Los nahuas buscaban la fuente principal de la verdad a través de la belleza, y en mi vida, yo también lo he hecho. Un día de 2008 me encontré subiendo las escaleras de la iglesia cercana a mi casa. Entre sus paredes sonaban preciosos compases de cánticos y motetes antiguos que me llamaban a regresar a la iglesia de mis padres. Una casi olvidada forma de la misa me atrajo de nuevo hacia la fe, con una belleza musical y un ritmo de oración y añoranza que resuenan a través de los siglos. Del mismo modo en que los nahuas fueron atraídos a Dios a través de la magnificencia de su antigua poesía floral, yo fui reconducido a Dios a través del esplendor de la misa tridentina, que ha permanecido relativamente incambiada a lo largo de los siglos; una belleza antigua que señala lo trascendente.

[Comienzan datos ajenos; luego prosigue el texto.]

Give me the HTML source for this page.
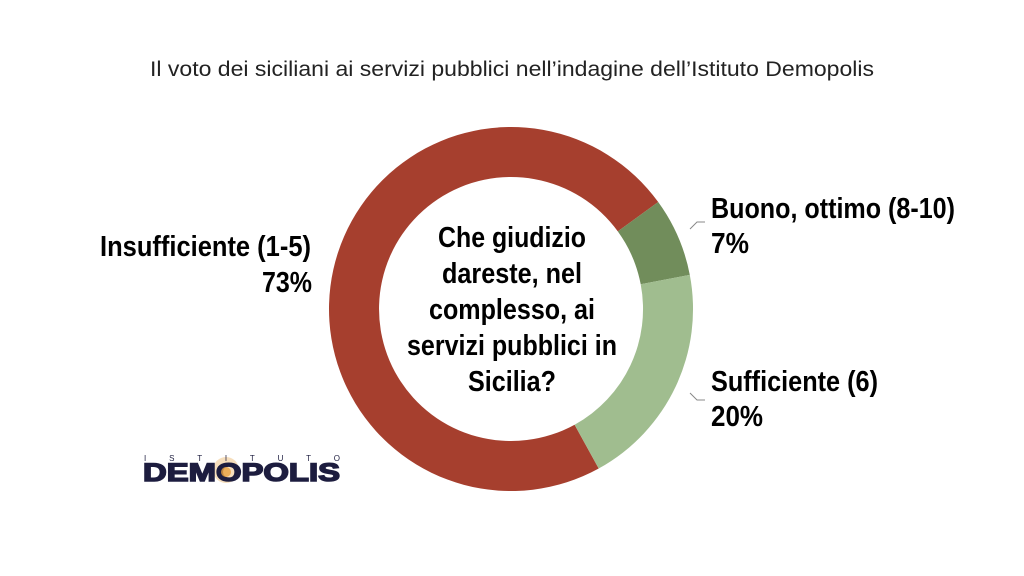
<!DOCTYPE html>
<html><head><meta charset="utf-8"><style>
html,body{margin:0;padding:0;background:#fff;}
svg{display:block;}
.b{font-family:"Liberation Sans",sans-serif;font-weight:bold;font-size:29px;fill:#000;}
</style></head><body>
<svg width="1024" height="576" viewBox="0 0 1024 576" xmlns="http://www.w3.org/2000/svg">
<text x="150" y="76" font-family="Liberation Sans, sans-serif" font-size="21" fill="#222" textLength="724" lengthAdjust="spacingAndGlyphs">Il voto dei siciliani ai servizi pubblici nell’indagine dell’Istituto Demopolis</text>
<path d="M598.7,468.5 A182,182 0 1 1 658.2,202.0 L617.8,231.4 A132,132 0 1 0 574.6,424.7 Z" fill="#a63f2e"/>
<path d="M658.2,202.0 A182,182 0 0 1 689.8,274.9 L640.7,284.3 A132,132 0 0 0 617.8,231.4 Z" fill="#718d5b"/>
<path d="M689.8,274.9 A182,182 0 0 1 598.7,468.5 L574.6,424.7 A132,132 0 0 0 640.7,284.3 Z" fill="#a0bd8f"/>
<g class="b" text-anchor="middle">
<text x="512" y="247" textLength="148" lengthAdjust="spacingAndGlyphs">Che giudizio</text>
<text x="512" y="283" textLength="140" lengthAdjust="spacingAndGlyphs">dareste, nel</text>
<text x="512" y="319" textLength="166" lengthAdjust="spacingAndGlyphs">complesso, ai</text>
<text x="512" y="355" textLength="210" lengthAdjust="spacingAndGlyphs">servizi pubblici in</text>
<text x="512" y="391" textLength="88" lengthAdjust="spacingAndGlyphs">Sicilia?</text>
</g>
<g class="b">
<text x="100" y="256" textLength="211" lengthAdjust="spacingAndGlyphs">Insufficiente (1-5)</text>
<text x="262" y="292" textLength="50" lengthAdjust="spacingAndGlyphs">73%</text>
<text x="711" y="218" textLength="244" lengthAdjust="spacingAndGlyphs">Buono, ottimo (8-10)</text>
<text x="711" y="253" textLength="38" lengthAdjust="spacingAndGlyphs">7%</text>
<text x="711" y="391" textLength="167" lengthAdjust="spacingAndGlyphs">Sufficiente (6)</text>
<text x="711" y="426" textLength="52" lengthAdjust="spacingAndGlyphs">20%</text>
</g>
<polyline points="690,229 697,222 705,222" fill="none" stroke="#888" stroke-width="1"/>
<polyline points="690,393 697,400 705,400" fill="none" stroke="#888" stroke-width="1"/>
<circle cx="226" cy="470" r="13" fill="#f0c890" opacity="0.6"/>
<g font-family="Liberation Sans, sans-serif" fill="#1d1d3f">
<text x="144" y="461" font-size="8" textLength="196" lengthAdjust="spacing">I S T I T U T O</text>
<text x="143" y="481" font-size="25" font-weight="bold" stroke="#1d1d3f" stroke-width="1.5" textLength="197" lengthAdjust="spacingAndGlyphs">DEMOPOLIS</text>
</g>
<circle cx="226" cy="472" r="5" fill="#e8a040" opacity="0.8"/>
</svg>
</body></html>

Es en el seno de esta tradición donde he comenzado a resolver las preguntas más profundas que surgieron mientras escribía mi Misa azteca, y buscaba el tema de la santidad en la poesía nahua. Por cuanto, ¿qué es el Santo, sino una eterna canción que alaba la fuente de la verdad y la belleza infinita? Como canta el antiguo poeta:
Ciertamente, es en otro lugar del más allá donde la verdadera alegría se encuentra…
De verdad hay otra vida en el más allá.
Deseo ir allí, deseo cantar entre
la multitud de preciosos pájaros.
Deseo disfrutar las sagradas flores.
Las flores fragantes, las que agradan al corazón
Solo su fragancia embriagante nos hace felices, su fragancia embriaga.
Acerca de la artista: Isabel Santos es una mexicana de ascendencia indígena, del estado de Guerrero. Su lengua madre es el náhuatl, la lengua nativa de los aztecas. La tradición de hacer papel amate y usarlo para documentos y obras de arte ha sido mantenida viva desde la época azteca. Santos creció en un hogar de artesanos. Su madre y su abuela también fueron artistas en papel amate. Explora más obras de Santos y otros artistas indígenas de México en etsy.com/shop/MexicaMexico.
Traducción de Claudia Amengual
Notas
- N. de la T.: Los fragmentos y poemas extraídos del texto de John Bierhorst y del texto de Miguel León-Portilla, así como todos los poemas citados, son una traducción libre al español del artículo original escrito en inglés.